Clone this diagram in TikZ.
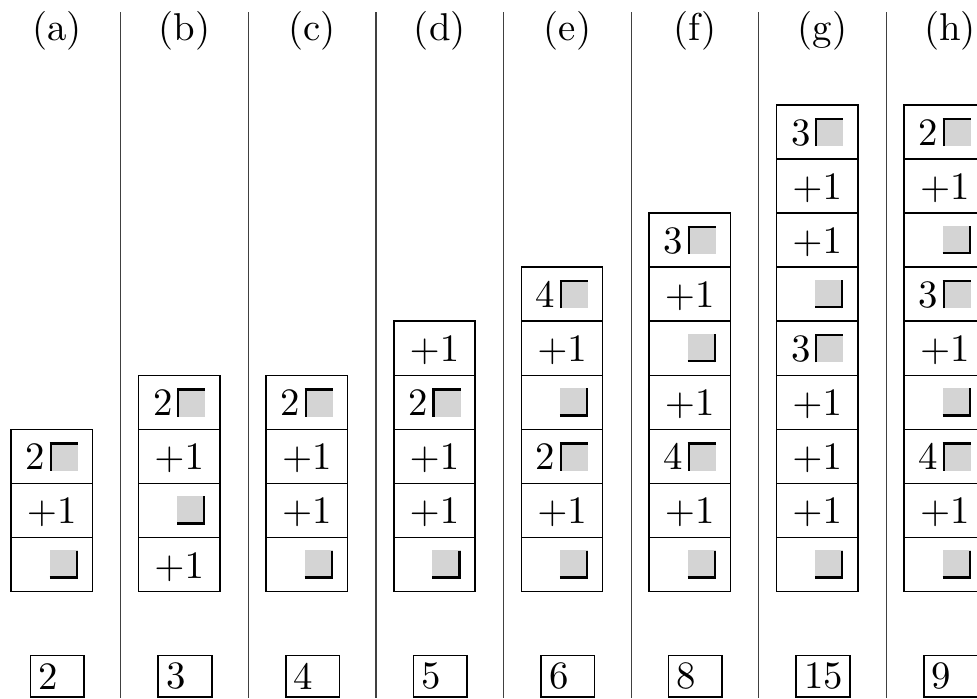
\documentclass[tikz,border=0pt]{standalone}
\usepackage{xcolor}
\usepackage{tikz}
\definecolor{sqgray}{RGB}{212,212,212}
% grey square with a bar on top/left (opening) or right/bottom (closing)
\newcommand{\tlsq}[1]{#1\kern1.2pt\makebox[7.3pt][l]{\rlap{\textcolor{sqgray}{\rule[-0.2pt]{7.3pt}{7.3pt}}}\rlap{\rule[-0.2pt]{0.6pt}{7.3pt}}\rlap{\rule[6.5pt]{7.3pt}{0.6pt}}}}
\newcommand{\brsq}{\phantom{2}\kern1.2pt\makebox[7.3pt][l]{\rlap{\textcolor{sqgray}{\rule[-0.2pt]{7.3pt}{7.3pt}}}\rlap{\kern6.7pt\rule[-0.2pt]{0.6pt}{7.3pt}}\rlap{\rule[-0.2pt]{7.3pt}{0.6pt}}}}
\newcommand{\pone}{$+1$}

\begin{document}
\begin{tikzpicture}[
    x=0.2577pt, y=-0.2577pt,
    cell/.style={draw, line width=0.4pt, inner sep=0pt, outer sep=0pt,
                 minimum width=20.95pt, minimum height=13.94pt,
                 text height=7.1pt, text depth=0.2pt},
    numbox/.style={draw, line width=0.4pt, inner xsep=2.1pt, inner ysep=0pt,
                   minimum height=10.65pt},
    lab/.style={anchor=base},
    sepline/.style={line width=0.3pt, black!75},
]
    \useasboundingbox (0,0) rectangle (977,698);
    % one column per case: label / total / cells from the bottom up
    \foreach \lab/\tot/\cells [count=\i] in {
        a/2/{\brsq,\pone,\tlsq{2}},
        b/3/{\pone,\brsq,\pone,\tlsq{2}},
        c/4/{\brsq,\pone,\pone,\tlsq{2}},
        d/5/{\brsq,\pone,\pone,\tlsq{2},\pone},
        e/6/{\brsq,\pone,\tlsq{2},\brsq,\pone,\tlsq{4}},
        f/8/{\brsq,\pone,\tlsq{4},\pone,\brsq,\pone,\tlsq{3}},
        g/15/{\brsq,\pone,\pone,\pone,\tlsq{3},\brsq,\pone,\pone,\tlsq{3}},
        h/9/{\brsq,\pone,\tlsq{4},\brsq,\pone,\tlsq{3},\brsq,\pone,\tlsq{2}}%
    }{
        \pgfmathsetmacro{\cx}{57+127.6*(\i-1)}
        \node[lab] (lab-\lab) at (\cx,40.3) {(\lab)};
        \foreach \cnt [count=\j] in \cells
            \node[cell] (\lab-\j) at (\cx-5.35,618.75-54.1*\j) {\cnt};
        \node[numbox] (tot-\lab) at (\cx+0.35,676.3) {\makebox[9.6pt][l]{\tot}};
        \ifnum\i<8 \draw[sepline] (\cx+63.8,12) -- (\cx+63.8,698); \fi
    }
\end{tikzpicture}
\end{document}
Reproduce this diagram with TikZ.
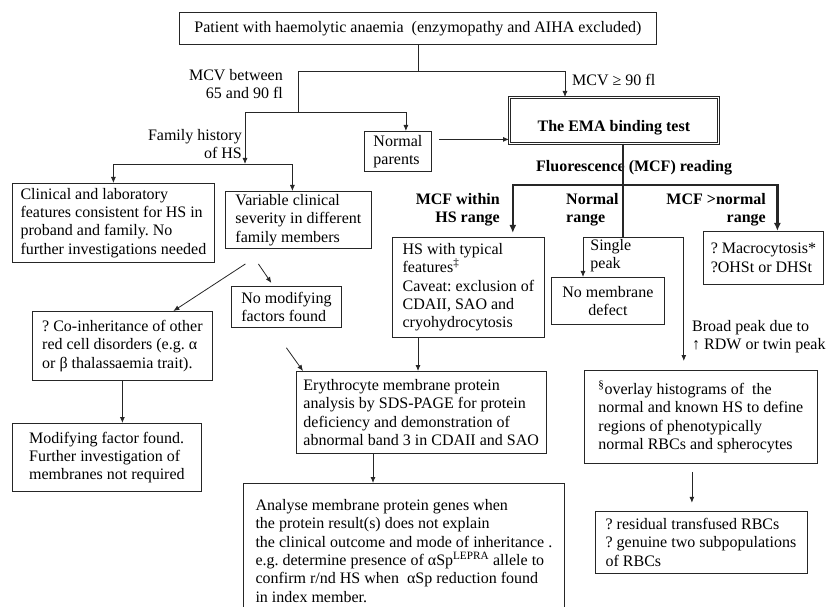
\documentclass[tikz,border=0pt]{standalone}
\usepackage{fontspec}
\setmainfont{Liberation Serif}
\usetikzlibrary{arrows.meta, positioning, calc}
\frenchspacing

\begin{document}
\begin{tikzpicture}[x=1pt, y=-1pt,
  txt/.style={font=\fontsize{16}{18.3}\selectfont},
  box/.style={txt, draw=black!85, line width=0.8pt, align=left, anchor=north west,
              inner xsep=7pt, inner ysep=3pt},
  lab/.style={txt, align=left, inner sep=0pt},
  hdr/.style={lab, font=\fontsize{16}{18.3}\selectfont\bfseries},
  line/.style={draw=black!85, line width=0.8pt},
  arr/.style={line, -{Latex[length=6pt,width=5pt]}},
  heavy/.style={draw=black!85, line width=2.5pt},
  heavyarr/.style={heavy, -{Latex[length=8pt,width=7pt]}}
]
  \useasboundingbox (0,0) rectangle (831,607);

  % entry and MCV split
  \node[box, align=center, minimum width=477pt, minimum height=32pt] (patient) at (179,12)
    {Patient with haemolytic anaemia\ \ (enzymopathy and AIHA excluded)};
  \node[box, minimum width=67pt, minimum height=40pt] (parents) at (364,131) {Normal\\parents};
  \node[box, double, double distance=1.6pt, line width=0.7pt, align=center,
        minimum width=209pt, text height=30pt, text depth=8pt, inner ysep=4pt] (ema) at (509,97)
    {\bfseries The EMA binding test};

  \node[lab, align=right, anchor=east] (mcvlow) at (283,84) {MCV between\\65 and 90 fl};
  \node[lab, anchor=west] (mcvhigh) at (572,80) {MCV ≥ 90 fl};
  \node[lab, align=right, anchor=east] (famhist) at (242,144) {Family history\\of HS};

  % family history branch
  \node[box, minimum width=202pt, minimum height=79pt] (clinical) at (12,183)
    {Clinical and laboratory\\features consistent for HS in\\proband and family. No\\further investigations needed};
  \node[box, minimum width=146pt, minimum height=57pt] (variable) at (225,191)
    {Variable clinical\\severity in different\\family members};
  \node[box, minimum width=110pt, minimum height=41pt] (nomod) at (231,286)
    {No modifying\\factors found};
  \node[box, minimum width=180pt, minimum height=69pt] (coinh) at (32,311)
    {? Co-inheritance of other\\red cell disorders (e.g. α\\or β thalassaemia trait).};
  \node[box, minimum width=189pt, minimum height=68pt] (modif) at (12,423)
    {Modifying factor found.\\Further investigation of\\membranes not required};

  % EMA readings
  \node[hdr, anchor=west] (fluor) at (536,168) {Fluorescence (MCF) reading};
  \node[hdr, align=right, anchor=east] (inhs) at (500,210) {MCF within\\HS range};
  \node[hdr, anchor=west] (normal) at (566,210) {Normal\\range};
  \node[hdr, align=right, anchor=east] (above) at (766,210) {MCF >normal\\range};

  \node[box, minimum width=152pt, minimum height=100pt] (hs) at (392,237)
    {HS with typical\\features\textsuperscript{‡}\\Caveat: exclusion of\\CDAII, SAO and\\cryohydrocytosis};
  \node[box, draw=none, text width=86pt, inner ysep=2pt] (single) at (583,237) {Single\\peak};
  \node[box, align=center, minimum width=113pt, minimum height=47pt] (nomem) at (551,277)
    {No membrane\\defect};
  \node[box, inner xsep=3pt, minimum width=120pt, minimum height=53pt] (macro) at (703,231)
    {? Macrocytosis*\\?OHSt or DHSt};
  \node[lab, anchor=west] (broad) at (692,337) {Broad peak due to\\↑ RDW or twin peak};

  \node[box, minimum width=233pt, minimum height=93pt] (overlay) at (584,370)
    {\textsuperscript{§}overlay histograms of\ \ the\\normal and known HS to define\\regions of phenotypically\\normal RBCs and spherocytes};
  \node[box, below=47pt of overlay, minimum width=212pt, minimum height=62pt] (residual)
    {? residual transfused RBCs\\? genuine two subpopulations\\of RBCs};

  % membrane protein analysis
  \node[box, minimum width=248pt, minimum height=82pt] (ery) at (296,371)
    {Erythrocyte membrane protein\\analysis by SDS-PAGE for protein\\deficiency and demonstration of\\abnormal band 3 in CDAII and SAO};
  \node[box, minimum width=321pt, minimum height=135pt] (analyse) at (243,483)
    {Analyse membrane protein genes when\\the protein result(s) does not explain\\the clinical outcome and mode of inheritance .\\e.g. determine presence of αSp\textsuperscript{LEPRA} allele to\\confirm r/nd HS when\ \ αSp reduction found\\in index member.};

  % junctions
  \coordinate (jtop) at (patient.south |- 0,71);
  \coordinate (jmid) at (298,112);
  \coordinate (jfam) at (245,164);
  \coordinate (jmcf) at (623,185);
  \coordinate (pout) at ([yshift=12pt]parents.east);
  \coordinate (hsout) at ([xshift=26pt]hs.south west);
  \coordinate (eryout) at ([xshift=77pt]ery.south west);
  \coordinate (ovout) at ([xshift=-9pt]overlay.south);

  \draw[line] (patient.south) -- (jtop);
  \draw[arr] (jtop) -| ([xshift=56pt]ema.north west);
  \draw[line] (jtop) -| (jmid);
  \draw[arr] (jmid) -| ([xshift=8pt]parents.north);
  \draw[arr] (jmid) -| (jfam);
  \draw[arr] (jfam) -| (clinical.north);
  \draw[arr] (jfam) -| ([xshift=-6pt]variable.north);
  \draw[arr, shorten <=7pt] (pout) -- (pout -| ema.west);

  \draw[arr] ([xshift=-53pt, yshift=-15pt]variable.south) -- ([xshift=51pt]coinh.north);
  \draw[arr] ([xshift=-40pt, yshift=-15pt]variable.south) -- ([xshift=-15pt, yshift=3pt]nomod.north);
  \draw[arr] ([yshift=-20pt]nomod.south) -- ([xshift=7pt]ery.north west);
  \draw[arr] (coinh.south) -- (coinh.south |- modif.north);

  \draw[heavy] (ema.south -| jmcf) -- (single.north -| jmcf);
  \draw[heavyarr, shorten >=4pt] (jmcf) -| ([xshift=-32pt]hs.north east);
  \draw[heavyarr] (jmcf) -| ([xshift=14pt]macro.north);

  \draw[line] (single.north west) -- (single.north east);
  \draw[arr] (single.north west) -- (single.north west |- nomem.north);
  \draw[arr, shorten >=9pt] (single.north east) -- (single.north east |- overlay.north);
  \draw[arr, shorten <=8pt, shorten >=8pt] (ovout) -- (ovout |- residual.north);

  \draw[arr] (hsout) -- (hsout |- ery.north);
  \draw[arr] (eryout) -- (eryout |- analyse.north);
\end{tikzpicture}
\end{document}
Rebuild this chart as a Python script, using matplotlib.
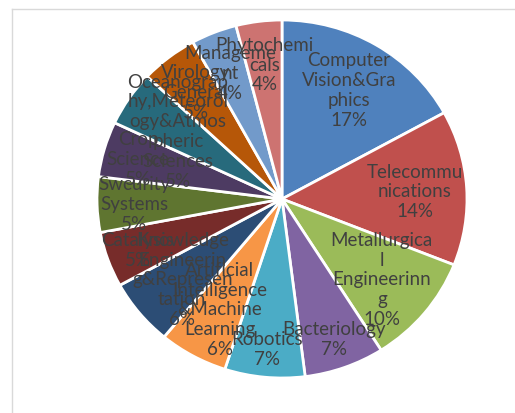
import numpy as np
import matplotlib.pyplot as plt
from matplotlib.lines import Line2D

# topics, wrapped the way the original chart wraps them
topics = ['Computer\nVision&Gra\nphics', 'Telecommu\nnications',
          'Metallurgica\nl\nEngineerinn\ng', 'Bacteriology', 'Robotics',
          'Artificial\nIntelligence\n&Machine\nLearning',
          'Knowledge\nEngineerin\ng&Represen\ntation', 'Catalysis',
          'Swcurity\nSystems', 'Crop\nScience',
          'Oceanograp\nhy,Meteorol\nogy&Atmos\npheric\nSciences',
          'Virology\nGeneral', 'Manageme\nnt', 'Phytochemi\ncals']
share = [17, 14, 10, 7, 7, 6, 6, 5, 5, 5, 5, 5, 4, 4]

colors = ['#4F81BD', '#C0504D', '#9BBB59', '#8064A2', '#4BACC6', '#F79646',
          '#2C4D75', '#772C2A', '#5F7530', '#4D3B62', '#276A7C', '#B65708',
          '#729ACA', '#CD7371']
# how far out each label sits (fraction of radius)
label_r = [0.71, 0.72, 0.70, 0.83, 0.84, 0.70, 0.70, 0.83, 0.80, 0.81,
           0.68, 0.76, 0.76, 0.76]

fig = plt.figure(figsize=(5.15, 4.14), dpi=100)
ax = fig.add_axes([97/515, 35/414, 370/515, 358/414])
wedges, _ = ax.pie(share, colors=colors, startangle=90, counterclock=False,
                   radius=1, wedgeprops=dict(edgecolor='white', linewidth=2))
ax.set_xlim(-1, 1)
ax.set_ylim(-1, 1)
ax.set_aspect('auto')

for w, name, p, r in zip(wedges, topics, share, label_r):
    ang = np.deg2rad((w.theta1 + w.theta2) / 2)
    ax.text(r * np.cos(ang), r * np.sin(ang), name + '\n' + str(p) + '%',
            ha='center', va='center', fontsize=13.5, family='Lato',
            color='#404040', linespacing=1.2)

# chart area border (partly cropped)
fig.add_artist(Line2D([12/515, 1], [1 - 10/414] * 2, color='#D9D9D9', lw=1))
fig.add_artist(Line2D([12/515] * 2, [0, 1 - 10/414], color='#D9D9D9', lw=1))

fig.savefig('out.png', dpi=100)
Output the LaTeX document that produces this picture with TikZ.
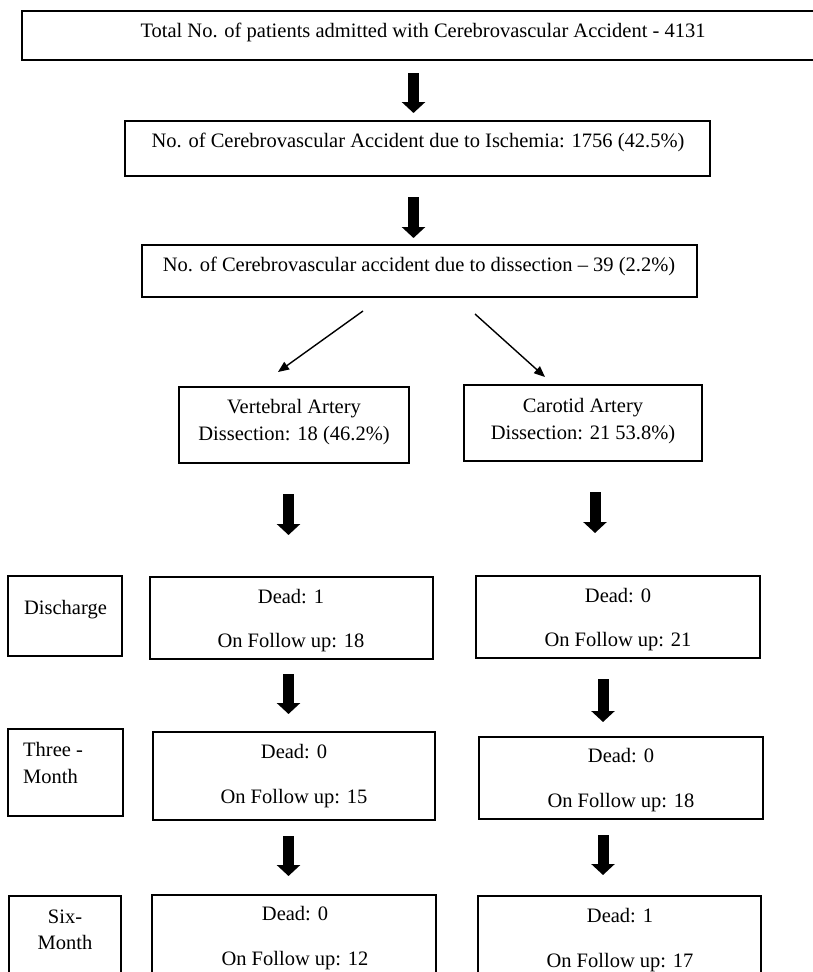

Written exercise: Write out again exactly the lines above from the one with "Rebuild this chart" through the one with "from matplotlib.lines import Line2D", adding no other lines and no pictures.

Solution below:
Rebuild this chart as a Python script, using matplotlib.
import numpy as np
import matplotlib.pyplot as plt
from matplotlib.lines import Line2D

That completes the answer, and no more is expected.